Typically, we evolve and grow through life span, so there’s potential to find true love more than once as people and relationships change
Dr Candice O’Neil
If you happen to find yourself in a situation like R Patz and Zendaya’s characters in The Drama, whereby you discover something that makes you question everything about your soon-to-be spouse, it’s best to take a step back and look at the situation as an outsider would. “It can be helpful to think about what you would think if a friend told you and how you would respond to them telling you they had found something out about their partner,” suggests Dr Quinn-Cirillo.
And don’t get sucked into thinking you have to be loyal to someone against all odds – saying you’d help someone bury a body might be romantic in theory, but in practice it’s an entirely different moral and ethical ballgame. “Don’t confuse loyalty with ‘must do’ behaviour,” advises Dr Quinn-Cirillo. “You can be a loyal partner and also use critical thinking skills about your partner and their behaviour. Ultimately, it comes down to safety and risk. Is the revelation something risky that has or can cause harm to us or others?”

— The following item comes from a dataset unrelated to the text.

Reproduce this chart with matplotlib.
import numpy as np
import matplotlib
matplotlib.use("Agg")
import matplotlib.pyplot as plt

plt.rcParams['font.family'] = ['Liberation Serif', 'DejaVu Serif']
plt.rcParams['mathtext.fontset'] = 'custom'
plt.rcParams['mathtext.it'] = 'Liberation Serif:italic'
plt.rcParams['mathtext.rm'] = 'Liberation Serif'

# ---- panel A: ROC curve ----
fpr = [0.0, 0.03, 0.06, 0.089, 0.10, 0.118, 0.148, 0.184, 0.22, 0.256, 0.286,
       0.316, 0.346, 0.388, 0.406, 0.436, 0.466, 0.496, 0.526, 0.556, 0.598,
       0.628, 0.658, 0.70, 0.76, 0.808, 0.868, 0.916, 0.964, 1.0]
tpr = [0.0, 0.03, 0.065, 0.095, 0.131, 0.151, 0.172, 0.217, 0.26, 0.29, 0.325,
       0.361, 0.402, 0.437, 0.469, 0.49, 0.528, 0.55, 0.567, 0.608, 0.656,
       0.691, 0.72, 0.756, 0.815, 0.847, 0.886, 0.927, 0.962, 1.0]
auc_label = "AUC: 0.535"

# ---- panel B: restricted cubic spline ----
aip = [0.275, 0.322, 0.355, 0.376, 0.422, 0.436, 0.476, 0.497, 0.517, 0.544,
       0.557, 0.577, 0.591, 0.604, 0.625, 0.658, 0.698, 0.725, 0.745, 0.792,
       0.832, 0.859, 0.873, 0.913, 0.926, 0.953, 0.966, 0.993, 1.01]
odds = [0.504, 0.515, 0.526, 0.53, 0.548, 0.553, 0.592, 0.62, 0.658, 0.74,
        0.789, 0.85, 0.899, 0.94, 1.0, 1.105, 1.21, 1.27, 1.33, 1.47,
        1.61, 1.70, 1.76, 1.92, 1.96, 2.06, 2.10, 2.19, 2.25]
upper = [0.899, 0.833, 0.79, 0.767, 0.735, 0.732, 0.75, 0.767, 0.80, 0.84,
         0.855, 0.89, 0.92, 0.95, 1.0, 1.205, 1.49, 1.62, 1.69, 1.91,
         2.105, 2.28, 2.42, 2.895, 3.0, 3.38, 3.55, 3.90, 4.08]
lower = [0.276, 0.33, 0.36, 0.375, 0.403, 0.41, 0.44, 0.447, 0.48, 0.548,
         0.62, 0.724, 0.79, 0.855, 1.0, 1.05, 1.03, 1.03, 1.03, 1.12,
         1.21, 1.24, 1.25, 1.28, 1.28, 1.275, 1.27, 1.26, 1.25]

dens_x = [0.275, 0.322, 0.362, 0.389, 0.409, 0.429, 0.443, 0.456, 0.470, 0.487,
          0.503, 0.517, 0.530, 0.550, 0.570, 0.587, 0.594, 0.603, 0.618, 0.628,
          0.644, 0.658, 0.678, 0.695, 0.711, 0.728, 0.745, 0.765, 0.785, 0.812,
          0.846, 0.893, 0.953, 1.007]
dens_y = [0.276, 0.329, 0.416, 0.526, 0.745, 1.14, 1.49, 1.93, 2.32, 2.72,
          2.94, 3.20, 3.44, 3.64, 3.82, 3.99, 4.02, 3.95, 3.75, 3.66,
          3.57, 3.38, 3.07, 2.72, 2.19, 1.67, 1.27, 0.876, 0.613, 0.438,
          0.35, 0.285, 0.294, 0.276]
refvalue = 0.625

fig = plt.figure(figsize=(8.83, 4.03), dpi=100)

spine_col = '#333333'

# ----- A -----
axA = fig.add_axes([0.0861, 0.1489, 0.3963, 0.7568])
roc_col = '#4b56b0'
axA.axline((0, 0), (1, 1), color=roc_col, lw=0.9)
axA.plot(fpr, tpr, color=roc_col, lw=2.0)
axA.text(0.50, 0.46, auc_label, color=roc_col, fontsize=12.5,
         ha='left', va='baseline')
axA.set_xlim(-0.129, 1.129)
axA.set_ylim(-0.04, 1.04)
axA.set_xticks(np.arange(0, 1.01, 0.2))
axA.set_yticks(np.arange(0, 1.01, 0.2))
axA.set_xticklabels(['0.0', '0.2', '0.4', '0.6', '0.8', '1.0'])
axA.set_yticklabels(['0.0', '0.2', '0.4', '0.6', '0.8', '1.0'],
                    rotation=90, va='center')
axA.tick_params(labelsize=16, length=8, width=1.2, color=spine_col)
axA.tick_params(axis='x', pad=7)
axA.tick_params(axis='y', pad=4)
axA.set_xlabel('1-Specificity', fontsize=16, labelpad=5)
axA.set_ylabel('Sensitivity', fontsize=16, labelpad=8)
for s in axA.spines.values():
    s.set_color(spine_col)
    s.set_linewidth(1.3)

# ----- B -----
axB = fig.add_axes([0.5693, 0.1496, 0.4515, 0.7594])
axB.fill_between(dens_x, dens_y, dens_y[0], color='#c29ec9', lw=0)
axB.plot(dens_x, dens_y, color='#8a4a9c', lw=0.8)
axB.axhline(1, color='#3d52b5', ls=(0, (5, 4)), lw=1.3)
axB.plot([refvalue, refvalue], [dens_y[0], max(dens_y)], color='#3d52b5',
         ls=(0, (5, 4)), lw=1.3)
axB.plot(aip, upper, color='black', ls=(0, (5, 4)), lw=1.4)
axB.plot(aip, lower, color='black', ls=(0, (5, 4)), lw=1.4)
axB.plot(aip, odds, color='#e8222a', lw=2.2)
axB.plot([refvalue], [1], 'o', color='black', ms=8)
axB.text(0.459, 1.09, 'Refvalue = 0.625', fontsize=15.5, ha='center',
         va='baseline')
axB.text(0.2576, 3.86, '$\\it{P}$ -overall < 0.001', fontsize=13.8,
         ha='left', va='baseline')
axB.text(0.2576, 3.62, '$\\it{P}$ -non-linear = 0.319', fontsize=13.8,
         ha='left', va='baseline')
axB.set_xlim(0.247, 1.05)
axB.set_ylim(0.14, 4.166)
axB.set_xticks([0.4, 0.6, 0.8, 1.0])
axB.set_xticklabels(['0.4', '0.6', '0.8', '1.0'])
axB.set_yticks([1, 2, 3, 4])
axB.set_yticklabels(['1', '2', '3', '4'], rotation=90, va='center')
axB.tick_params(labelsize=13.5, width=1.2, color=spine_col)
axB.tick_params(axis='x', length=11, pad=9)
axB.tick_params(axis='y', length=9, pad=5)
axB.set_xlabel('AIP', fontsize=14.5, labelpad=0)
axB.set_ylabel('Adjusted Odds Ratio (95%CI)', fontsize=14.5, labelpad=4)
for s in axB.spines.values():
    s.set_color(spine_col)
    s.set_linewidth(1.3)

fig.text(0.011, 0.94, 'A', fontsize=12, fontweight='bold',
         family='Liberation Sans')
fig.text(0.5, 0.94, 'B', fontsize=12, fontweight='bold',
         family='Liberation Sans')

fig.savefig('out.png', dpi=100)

Hopefully, none of us will ever have to be in a position like the couple in The Drama. But it can still be helpful to approach the matter of “the one” with caution. After all, how much can we ever truly know and understand another person? They might be your “one”. Or they might just be one of many. Maybe, murder and other criminal behaviour aside, the point is not to know all the answers. It’s to dive in headfirst anyway, to take the risk and hope for the best till death – or miscellaneous dramatic revelations – do us part. That sounds pretty romantic to me.